Conversion is a desired action completed by a user. This could be downloading a guide, subscribing to a newsletter, booking a demo, completing a purchase, or requesting more information.
Conversion rate is the percentage of users who complete a desired action. For example, if 1,000 visitors view a landing page and 50 submit a form, the conversion rate is 5%.
CTA, or call to action, is a prompt that tells users what to do next. Examples include “Download the report,” “Subscribe,” “Request a consultation,” or “Start your free trial.” A clear CTA reduces uncertainty and guides the user journey.
ROI, or return on investment, compares the value generated by marketing activity with the cost of producing and promoting it. While content ROI can take time to mature, it remains an important measure of commercial impact.
Governance and Quality Terms
Content audit is a systematic review of existing content to assess performance, accuracy, relevance, quality, and gaps. Audits help teams decide what to keep, update, consolidate, redirect, or remove.
Content optimization is the process of improving an asset after publication. This may include updating facts, adding examples, improving structure, refining keywords, strengthening CTAs, or enhancing readability.
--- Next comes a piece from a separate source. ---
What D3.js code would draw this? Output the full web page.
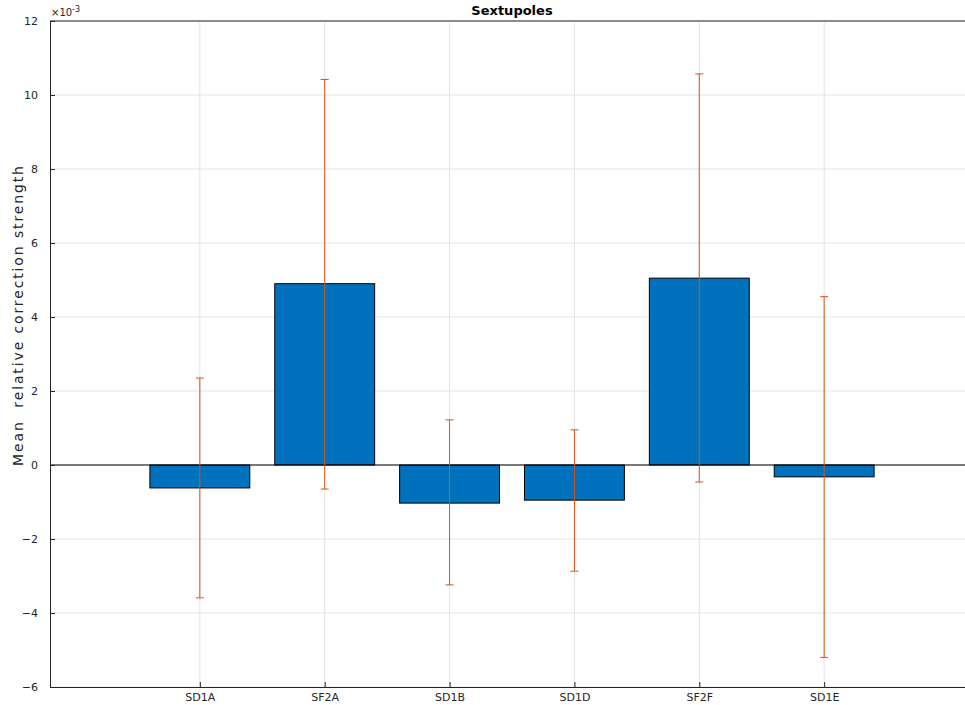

Duplicate content refers to substantially similar content appearing across multiple URLs. It can confuse search engines and dilute performance. Marketers should manage duplication through proper planning, canonical tags, redirects, and original writing.
Attribution is the method of assigning credit to marketing touchpoints that contributed to a conversion. Because customers often interact with several pieces of content before buying, attribution helps teams understand which activities influence results.
Final Thoughts
A reliable content marketing glossary is more than a list of definitions. It is a shared operating language for planning, execution, and measurement. When marketers understand these essential terms, they can brief teams more clearly, evaluate performance more accurately, and build content programs that support meaningful business objectives.